Dingle is a fellow of the American Association for the Advancement of Science and the Animal Behavior Society. His research has taken him throughout the world, including the UK, Kenya, Thailand, Panama, Germany and Australia.
In some respects, he, too, migrated.
A mighty male Monarch on the move. On its way to one of coastal California's overwintering sites, it stops to sip from flight fuel (nectar) from a Mexican sunflower, Tithonia. (Photo by Kathy Keatley Garvey)
It may have flown hundreds of miles from the Pacific Northwest, and Washington State University entomologist David James is eager to know where you found it.
James, an associate professor at Washington State University, studies the migration routes and overwintering sites of the Pacific Northwest Monarch population, which are thought to overwinter primarily in coastal California but also in central Mexico. He spearheads a Monarch-tagging project in which volunteers--primarily inmates at the Washington State Penitentiary, Walla Walla--rear and release the butterflies.

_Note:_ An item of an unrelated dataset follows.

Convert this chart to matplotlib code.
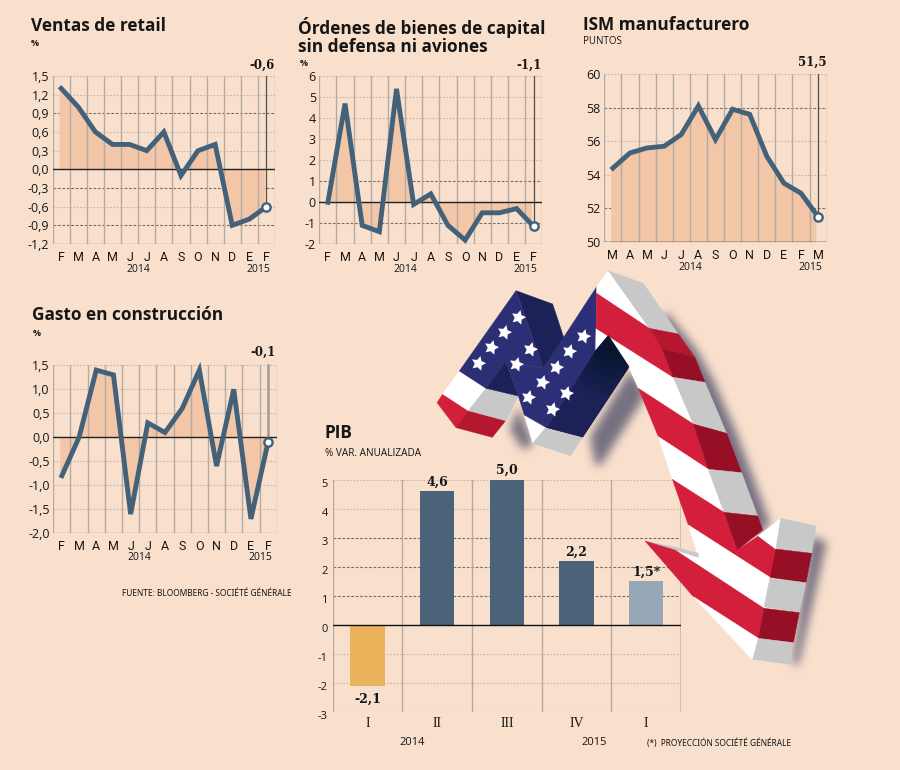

“There are currently more than 2000 monarchs (Danaus plexippus) in the Northwest that are carrying tags and many of these I have good reason to believe are in the general Sacramento to San Francisco area," James said this week.
“Last Friday, Oct. 10, one of our tagged Monarchs was seen near San Mateo--this one was tagged 10 days earlier in Applegate, southern Oregon. It had flown 330 miles! Then a few weeks ago (Sept. 27) another was seen at Glen Ellen, Calif. This one had flown a whopping 600-plus miles from Yakima in central Washington."
James explained that “we have very little data to support the notion that they all fly to coastal California for overwintering. Before our project there was just a single tagged Monarch from Washington recovered in California. Recent observational evidence suggests that some PNW Monarchs fly in a more southerly-south-easterly direction, away from California and we speculate these may end up in Mexico! We have had one tag to date that supports this idea...a monarch released at Walla Walla turned up at Brigham City in Utah.”
Because the summer Monarch population in Washington, Oregon, British Columbia and Idaho is so small, James and his team have had to resort to mass breeding of Monarchs for tagging.
“We obtain wild females in Washington and rear their progeny,” the entomologist said. “Much of the rearing is done by inmates at Walla Walla Penitentiary.” He described it as “a very successful program for the butterflies and the prisoners! “
James is also increasingly using citizen scientists to rear and tag as well. See more details of recent recoveries and information about the program at the program's Facebook page.
You don't need a professional camera to capture an image. James said that "the two California recoveries we have had so far were both confirmed by cell phones or regular cameras! This technology definitely aids recoveries. It's so easy to take a high quality 'snap' that can be used to determine the tag details."
“I am confident there are a number of tagged Monarchs currently in your area," James told us. "We are actually still releasing them here in Washington, so the opportunity to see one will persist for a few weeks yet. “
He figures they are "likely heading to the overwintering sites at Bolinas, Santa Cruz and Pacific Grove--maybe further south as well.”
For more information about the project, see WSU's Monarch Butterfly news story.
Close-up of a tagged Monarch butterfly. (Photo by David James, entomologist at Washington State University, Pullman, Wash.)
Entomologist David James demonstrates how to tag a Monarch. This image was taken at a meeting of the Washington Butterfly Association at a Monarch breeding site near Vantage in central Washington on Aug. 23 2014.